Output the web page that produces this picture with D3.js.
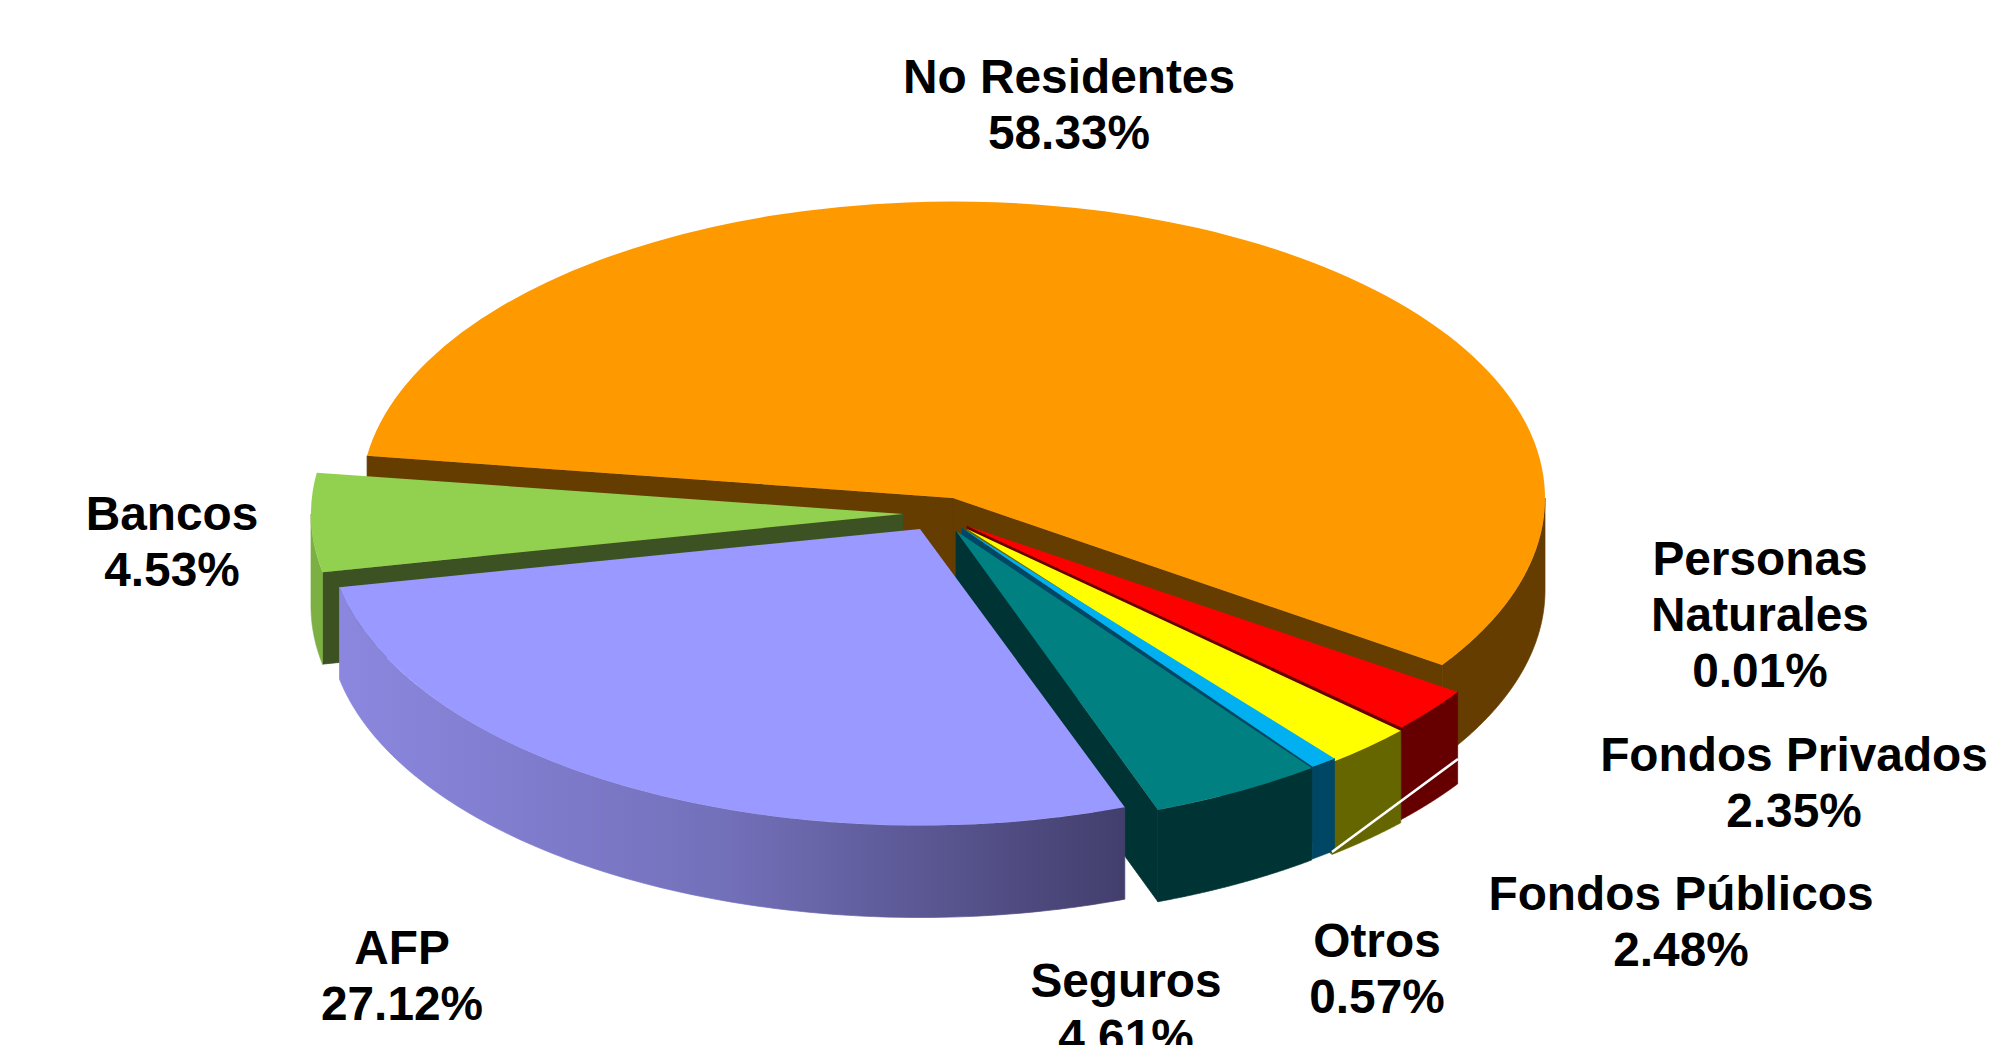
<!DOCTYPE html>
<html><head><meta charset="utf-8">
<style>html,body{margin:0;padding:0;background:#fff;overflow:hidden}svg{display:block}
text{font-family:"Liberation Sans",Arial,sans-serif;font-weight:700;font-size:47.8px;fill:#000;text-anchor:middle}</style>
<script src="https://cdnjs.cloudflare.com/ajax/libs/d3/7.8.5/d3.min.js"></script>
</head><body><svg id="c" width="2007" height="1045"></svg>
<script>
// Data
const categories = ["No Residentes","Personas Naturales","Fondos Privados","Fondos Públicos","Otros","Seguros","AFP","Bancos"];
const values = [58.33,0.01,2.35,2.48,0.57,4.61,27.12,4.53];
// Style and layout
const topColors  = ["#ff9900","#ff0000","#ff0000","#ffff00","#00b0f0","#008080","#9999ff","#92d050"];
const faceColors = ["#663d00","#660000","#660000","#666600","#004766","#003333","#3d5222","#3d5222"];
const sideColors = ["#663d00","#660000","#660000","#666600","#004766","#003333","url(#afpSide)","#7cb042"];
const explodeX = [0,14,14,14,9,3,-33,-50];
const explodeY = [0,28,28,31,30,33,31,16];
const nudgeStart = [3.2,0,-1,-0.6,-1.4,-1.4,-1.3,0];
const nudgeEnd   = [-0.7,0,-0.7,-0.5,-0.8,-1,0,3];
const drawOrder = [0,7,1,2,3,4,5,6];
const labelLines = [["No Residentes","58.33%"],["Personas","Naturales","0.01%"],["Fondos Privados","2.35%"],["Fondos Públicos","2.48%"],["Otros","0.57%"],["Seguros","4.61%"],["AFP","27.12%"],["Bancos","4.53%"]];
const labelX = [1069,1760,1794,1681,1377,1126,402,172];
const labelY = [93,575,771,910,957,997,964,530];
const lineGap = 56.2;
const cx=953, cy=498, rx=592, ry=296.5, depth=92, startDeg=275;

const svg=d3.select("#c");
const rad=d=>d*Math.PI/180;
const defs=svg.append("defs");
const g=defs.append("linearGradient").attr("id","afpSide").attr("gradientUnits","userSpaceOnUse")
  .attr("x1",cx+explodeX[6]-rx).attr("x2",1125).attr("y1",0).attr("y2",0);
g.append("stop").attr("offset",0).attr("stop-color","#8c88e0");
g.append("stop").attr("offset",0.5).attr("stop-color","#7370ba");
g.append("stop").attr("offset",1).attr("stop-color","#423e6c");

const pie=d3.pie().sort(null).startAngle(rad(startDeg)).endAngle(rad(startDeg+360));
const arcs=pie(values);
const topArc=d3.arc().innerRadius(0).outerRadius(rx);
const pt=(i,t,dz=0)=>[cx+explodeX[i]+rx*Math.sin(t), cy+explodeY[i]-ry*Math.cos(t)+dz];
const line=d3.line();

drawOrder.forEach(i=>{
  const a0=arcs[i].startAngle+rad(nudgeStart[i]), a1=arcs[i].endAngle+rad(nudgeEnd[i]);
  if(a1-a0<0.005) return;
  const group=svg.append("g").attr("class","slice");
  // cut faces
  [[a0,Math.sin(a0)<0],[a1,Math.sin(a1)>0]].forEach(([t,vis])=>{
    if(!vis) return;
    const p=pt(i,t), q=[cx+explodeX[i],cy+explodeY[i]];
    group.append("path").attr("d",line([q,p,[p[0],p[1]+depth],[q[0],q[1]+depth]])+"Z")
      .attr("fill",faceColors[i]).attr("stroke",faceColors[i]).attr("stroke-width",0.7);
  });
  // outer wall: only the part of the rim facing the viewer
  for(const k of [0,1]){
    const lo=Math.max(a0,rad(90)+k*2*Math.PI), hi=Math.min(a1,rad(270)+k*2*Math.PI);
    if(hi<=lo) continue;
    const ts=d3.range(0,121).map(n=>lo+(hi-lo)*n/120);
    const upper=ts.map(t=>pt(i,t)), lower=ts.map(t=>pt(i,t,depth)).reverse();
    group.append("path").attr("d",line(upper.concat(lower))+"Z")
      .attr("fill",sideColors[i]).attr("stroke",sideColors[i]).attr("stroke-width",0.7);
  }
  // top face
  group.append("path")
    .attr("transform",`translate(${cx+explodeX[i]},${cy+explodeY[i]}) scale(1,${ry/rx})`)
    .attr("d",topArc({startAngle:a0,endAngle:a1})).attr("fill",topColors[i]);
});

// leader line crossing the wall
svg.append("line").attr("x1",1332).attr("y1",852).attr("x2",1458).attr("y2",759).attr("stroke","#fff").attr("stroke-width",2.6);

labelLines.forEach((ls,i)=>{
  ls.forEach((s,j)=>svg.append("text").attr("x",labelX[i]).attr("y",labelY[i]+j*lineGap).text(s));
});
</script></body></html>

:::

**TO DO**
Give every line back word for word and leave the pictures out.

**TASK ANSWER**
Output the web page that produces this picture with D3.js.
<!DOCTYPE html>
<html><head><meta charset="utf-8">
<style>html,body{margin:0;padding:0;background:#fff;overflow:hidden}svg{display:block}
text{font-family:"Liberation Sans",Arial,sans-serif;font-weight:700;font-size:47.8px;fill:#000;text-anchor:middle}</style>
<script src="https://cdnjs.cloudflare.com/ajax/libs/d3/7.8.5/d3.min.js"></script>
</head><body><svg id="c" width="2007" height="1045"></svg>
<script>
// Data
const categories = ["No Residentes","Personas Naturales","Fondos Privados","Fondos Públicos","Otros","Seguros","AFP","Bancos"];
const values = [58.33,0.01,2.35,2.48,0.57,4.61,27.12,4.53];
// Style and layout
const topColors  = ["#ff9900","#ff0000","#ff0000","#ffff00","#00b0f0","#008080","#9999ff","#92d050"];
const faceColors = ["#663d00","#660000","#660000","#666600","#004766","#003333","#3d5222","#3d5222"];
const sideColors = ["#663d00","#660000","#660000","#666600","#004766","#003333","url(#afpSide)","#7cb042"];
const explodeX = [0,14,14,14,9,3,-33,-50];
const explodeY = [0,28,28,31,30,33,31,16];
const nudgeStart = [3.2,0,-1,-0.6,-1.4,-1.4,-1.3,0];
const nudgeEnd   = [-0.7,0,-0.7,-0.5,-0.8,-1,0,3];
const drawOrder = [0,7,1,2,3,4,5,6];
const labelLines = [["No Residentes","58.33%"],["Personas","Naturales","0.01%"],["Fondos Privados","2.35%"],["Fondos Públicos","2.48%"],["Otros","0.57%"],["Seguros","4.61%"],["AFP","27.12%"],["Bancos","4.53%"]];
const labelX = [1069,1760,1794,1681,1377,1126,402,172];
const labelY = [93,575,771,910,957,997,964,530];
const lineGap = 56.2;
const cx=953, cy=498, rx=592, ry=296.5, depth=92, startDeg=275;

const svg=d3.select("#c");
const rad=d=>d*Math.PI/180;
const defs=svg.append("defs");
const g=defs.append("linearGradient").attr("id","afpSide").attr("gradientUnits","userSpaceOnUse")
  .attr("x1",cx+explodeX[6]-rx).attr("x2",1125).attr("y1",0).attr("y2",0);
g.append("stop").attr("offset",0).attr("stop-color","#8c88e0");
g.append("stop").attr("offset",0.5).attr("stop-color","#7370ba");
g.append("stop").attr("offset",1).attr("stop-color","#423e6c");

const pie=d3.pie().sort(null).startAngle(rad(startDeg)).endAngle(rad(startDeg+360));
const arcs=pie(values);
const topArc=d3.arc().innerRadius(0).outerRadius(rx);
const pt=(i,t,dz=0)=>[cx+explodeX[i]+rx*Math.sin(t), cy+explodeY[i]-ry*Math.cos(t)+dz];
const line=d3.line();

drawOrder.forEach(i=>{
  const a0=arcs[i].startAngle+rad(nudgeStart[i]), a1=arcs[i].endAngle+rad(nudgeEnd[i]);
  if(a1-a0<0.005) return;
  const group=svg.append("g").attr("class","slice");
  // cut faces
  [[a0,Math.sin(a0)<0],[a1,Math.sin(a1)>0]].forEach(([t,vis])=>{
    if(!vis) return;
    const p=pt(i,t), q=[cx+explodeX[i],cy+explodeY[i]];
    group.append("path").attr("d",line([q,p,[p[0],p[1]+depth],[q[0],q[1]+depth]])+"Z")
      .attr("fill",faceColors[i]).attr("stroke",faceColors[i]).attr("stroke-width",0.7);
  });
  // outer wall: only the part of the rim facing the viewer
  for(const k of [0,1]){
    const lo=Math.max(a0,rad(90)+k*2*Math.PI), hi=Math.min(a1,rad(270)+k*2*Math.PI);
    if(hi<=lo) continue;
    const ts=d3.range(0,121).map(n=>lo+(hi-lo)*n/120);
    const upper=ts.map(t=>pt(i,t)), lower=ts.map(t=>pt(i,t,depth)).reverse();
    group.append("path").attr("d",line(upper.concat(lower))+"Z")
      .attr("fill",sideColors[i]).attr("stroke",sideColors[i]).attr("stroke-width",0.7);
  }
  // top face
  group.append("path")
    .attr("transform",`translate(${cx+explodeX[i]},${cy+explodeY[i]}) scale(1,${ry/rx})`)
    .attr("d",topArc({startAngle:a0,endAngle:a1})).attr("fill",topColors[i]);
});

// leader line crossing the wall
svg.append("line").attr("x1",1332).attr("y1",852).attr("x2",1458).attr("y2",759).attr("stroke","#fff").attr("stroke-width",2.6);

labelLines.forEach((ls,i)=>{
  ls.forEach((s,j)=>svg.append("text").attr("x",labelX[i]).attr("y",labelY[i]+j*lineGap).text(s));
});
</script></body></html>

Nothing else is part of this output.